A not so attractive feature of this novel is that there’s a lot of background research material on video imaging technology which while well researched is not easily comprehensible to non-specialists. Simplification of such technology to a layman’s level would have made a whole lot of difference and made an immensely readable book even more so. Nevertheless the unfolding plot would make very little sense without it. Also there’s much Japanese dialogue, not all of which has been translated. Did Mr. Crichton aim for a purely Japanese audience for his book? Well if not his publisher could have been more considerate to non-Japanese speakers.

Be that as it may what makes ‘The Rising Sun’ worthwhile reading in comparison to similar novels is that it has overt political undertones. Politics itself might not be unique to thrillers like this but that it is combined with subtle stereotypes of how dissimilar races view one another culturally, particularly in a scenario where “business is war” as Crichton puts it, makes it an unforgettable experience.

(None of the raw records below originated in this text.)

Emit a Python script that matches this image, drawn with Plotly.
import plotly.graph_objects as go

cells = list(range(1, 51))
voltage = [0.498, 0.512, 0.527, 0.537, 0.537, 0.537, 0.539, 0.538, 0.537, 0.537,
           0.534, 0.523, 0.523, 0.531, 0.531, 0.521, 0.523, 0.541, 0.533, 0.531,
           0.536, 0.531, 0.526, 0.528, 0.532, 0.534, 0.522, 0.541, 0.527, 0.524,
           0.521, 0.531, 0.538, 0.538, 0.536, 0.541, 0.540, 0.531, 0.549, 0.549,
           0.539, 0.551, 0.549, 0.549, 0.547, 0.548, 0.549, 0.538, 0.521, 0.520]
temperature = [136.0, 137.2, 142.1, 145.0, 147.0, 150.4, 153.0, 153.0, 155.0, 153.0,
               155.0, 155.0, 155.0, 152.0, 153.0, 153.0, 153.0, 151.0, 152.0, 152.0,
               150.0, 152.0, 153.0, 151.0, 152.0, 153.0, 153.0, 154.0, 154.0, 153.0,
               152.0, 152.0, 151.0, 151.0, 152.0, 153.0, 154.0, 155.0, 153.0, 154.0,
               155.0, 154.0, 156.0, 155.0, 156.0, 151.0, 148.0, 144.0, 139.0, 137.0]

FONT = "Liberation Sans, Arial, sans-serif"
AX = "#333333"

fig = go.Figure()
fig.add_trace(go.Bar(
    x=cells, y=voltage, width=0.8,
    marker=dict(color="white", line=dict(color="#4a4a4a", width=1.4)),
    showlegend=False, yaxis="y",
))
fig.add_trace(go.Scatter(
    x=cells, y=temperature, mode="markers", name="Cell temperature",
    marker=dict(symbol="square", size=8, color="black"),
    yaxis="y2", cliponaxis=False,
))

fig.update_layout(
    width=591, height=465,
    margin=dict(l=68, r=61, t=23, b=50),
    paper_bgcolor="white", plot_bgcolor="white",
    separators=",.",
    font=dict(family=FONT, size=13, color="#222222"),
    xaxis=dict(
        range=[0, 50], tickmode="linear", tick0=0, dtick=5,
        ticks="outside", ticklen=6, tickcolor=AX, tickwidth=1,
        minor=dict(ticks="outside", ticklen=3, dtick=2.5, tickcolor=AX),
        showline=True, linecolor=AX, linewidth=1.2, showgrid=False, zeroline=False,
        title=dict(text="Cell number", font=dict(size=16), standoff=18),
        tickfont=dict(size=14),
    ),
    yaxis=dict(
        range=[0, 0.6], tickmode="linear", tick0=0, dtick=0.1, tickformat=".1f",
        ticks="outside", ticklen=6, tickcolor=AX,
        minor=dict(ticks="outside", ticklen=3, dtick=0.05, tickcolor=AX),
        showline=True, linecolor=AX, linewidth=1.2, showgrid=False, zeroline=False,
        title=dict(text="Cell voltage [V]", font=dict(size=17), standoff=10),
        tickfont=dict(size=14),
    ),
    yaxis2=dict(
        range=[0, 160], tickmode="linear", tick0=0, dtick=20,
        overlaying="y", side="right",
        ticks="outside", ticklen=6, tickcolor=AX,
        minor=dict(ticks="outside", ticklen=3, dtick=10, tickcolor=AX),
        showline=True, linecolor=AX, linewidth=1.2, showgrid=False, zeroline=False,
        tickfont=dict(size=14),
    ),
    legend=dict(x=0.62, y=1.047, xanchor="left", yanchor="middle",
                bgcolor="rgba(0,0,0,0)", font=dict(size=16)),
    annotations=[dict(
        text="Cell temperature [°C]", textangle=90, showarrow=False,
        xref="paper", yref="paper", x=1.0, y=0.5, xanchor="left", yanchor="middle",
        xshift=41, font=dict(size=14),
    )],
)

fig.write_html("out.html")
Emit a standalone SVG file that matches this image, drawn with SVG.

Within this context the characters are also complex. Concealment seems to be the name of the game at every stage with each doing so for his own reasons. Even those supposed to be on the same side in investigating the case don’t seem to reveal all their cards to one another,at least not immediately.

The characters in this novel may be best described as ambiguous in behaviour with their being no heroes. For example detective Graham is overtly racist while John Connor has a compromised reputation and Peter Smith possesses a controversial past. In the midst of all this there is a very human story of divorce and child custody and we see the constant interplay between personal and professional life and vice-versa and of how sometimes things don’t always work out smoothly or as anticipated. If a novel could be described as an embodiment of variety is the spice of life, this would be it.

As corporate and industrial jockeying between nations is unavoidable in our globalized world it makes sense for us to realize at the same time that at the end of the day ‘one man’s meat need not necessarily be another’s poison’, and that we owe it to one another to be humane to each other as human beings.